Given problem:
Lines that hold the string "standalone" are to be counted; give only their number.

** START OF Exercise data **

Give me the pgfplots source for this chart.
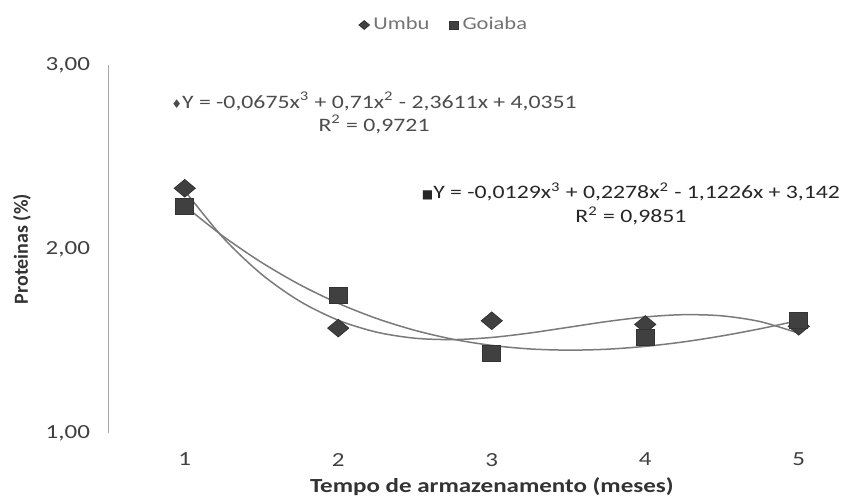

** END OF Exercise data **
** START OF Exercise data **

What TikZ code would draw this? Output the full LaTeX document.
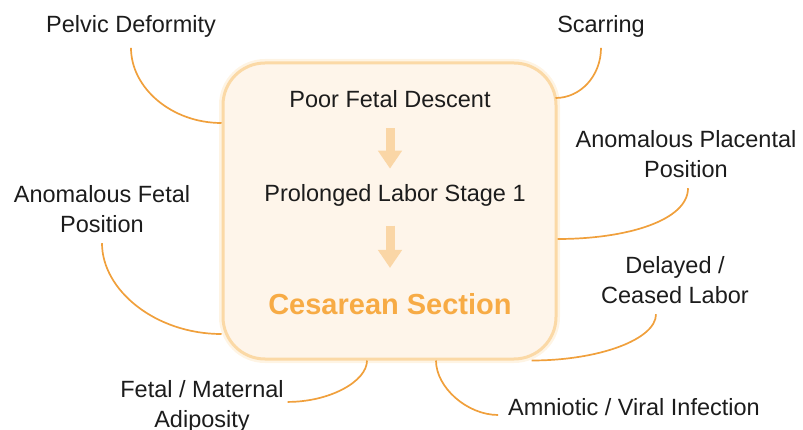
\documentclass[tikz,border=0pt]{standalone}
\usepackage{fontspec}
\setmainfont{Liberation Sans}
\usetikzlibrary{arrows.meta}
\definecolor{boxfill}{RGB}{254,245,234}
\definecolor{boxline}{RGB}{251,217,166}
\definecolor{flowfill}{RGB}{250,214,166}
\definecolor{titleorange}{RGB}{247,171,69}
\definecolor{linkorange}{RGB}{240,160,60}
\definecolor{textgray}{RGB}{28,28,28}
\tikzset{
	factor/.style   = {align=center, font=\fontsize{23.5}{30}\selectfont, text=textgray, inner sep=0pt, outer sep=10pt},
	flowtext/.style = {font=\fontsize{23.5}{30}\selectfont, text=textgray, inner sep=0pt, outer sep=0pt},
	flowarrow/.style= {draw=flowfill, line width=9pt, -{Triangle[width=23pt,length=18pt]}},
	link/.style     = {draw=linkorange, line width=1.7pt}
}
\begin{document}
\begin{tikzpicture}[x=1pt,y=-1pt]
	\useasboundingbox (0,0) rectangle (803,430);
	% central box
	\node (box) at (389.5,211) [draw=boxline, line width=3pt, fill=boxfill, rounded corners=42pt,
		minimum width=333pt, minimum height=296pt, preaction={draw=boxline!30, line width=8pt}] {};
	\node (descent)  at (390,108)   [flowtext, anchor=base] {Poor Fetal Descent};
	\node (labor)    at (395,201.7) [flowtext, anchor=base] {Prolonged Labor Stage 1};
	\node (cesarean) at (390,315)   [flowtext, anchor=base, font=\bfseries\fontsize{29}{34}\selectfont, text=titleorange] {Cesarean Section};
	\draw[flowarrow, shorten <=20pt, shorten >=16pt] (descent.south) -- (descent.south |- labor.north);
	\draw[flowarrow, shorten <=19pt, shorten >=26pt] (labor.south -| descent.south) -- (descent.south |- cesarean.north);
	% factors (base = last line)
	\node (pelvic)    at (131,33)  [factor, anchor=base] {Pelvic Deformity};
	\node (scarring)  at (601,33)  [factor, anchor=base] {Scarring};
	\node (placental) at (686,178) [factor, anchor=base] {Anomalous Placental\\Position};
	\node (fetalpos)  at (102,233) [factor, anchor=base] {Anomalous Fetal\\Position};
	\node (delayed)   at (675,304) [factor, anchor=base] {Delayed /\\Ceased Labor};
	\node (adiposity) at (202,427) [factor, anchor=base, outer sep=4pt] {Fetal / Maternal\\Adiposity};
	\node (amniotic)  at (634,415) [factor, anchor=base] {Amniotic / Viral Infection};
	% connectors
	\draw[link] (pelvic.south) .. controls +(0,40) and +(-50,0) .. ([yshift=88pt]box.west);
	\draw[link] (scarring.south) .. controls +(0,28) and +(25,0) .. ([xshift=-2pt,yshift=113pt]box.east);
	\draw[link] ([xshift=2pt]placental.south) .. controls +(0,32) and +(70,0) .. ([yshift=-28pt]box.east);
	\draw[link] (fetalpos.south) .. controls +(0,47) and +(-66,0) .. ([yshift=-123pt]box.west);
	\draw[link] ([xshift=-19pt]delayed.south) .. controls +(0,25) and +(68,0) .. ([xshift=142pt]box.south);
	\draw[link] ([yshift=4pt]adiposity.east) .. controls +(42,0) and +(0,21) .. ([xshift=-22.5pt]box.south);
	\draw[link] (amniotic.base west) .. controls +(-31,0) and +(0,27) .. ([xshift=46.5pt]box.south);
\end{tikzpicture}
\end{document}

** END OF Exercise data **
** START OF Exercise data **

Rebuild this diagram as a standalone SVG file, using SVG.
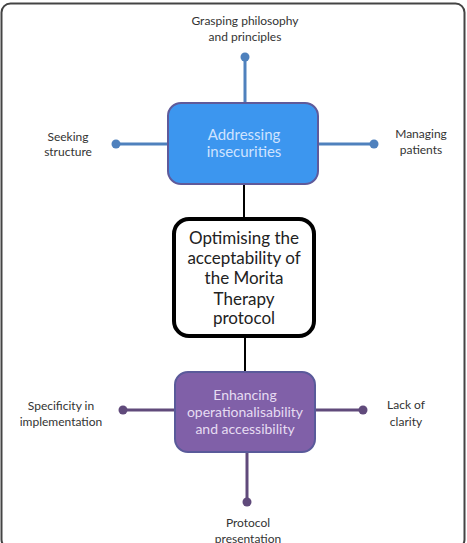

** END OF Exercise data **

Response below:
2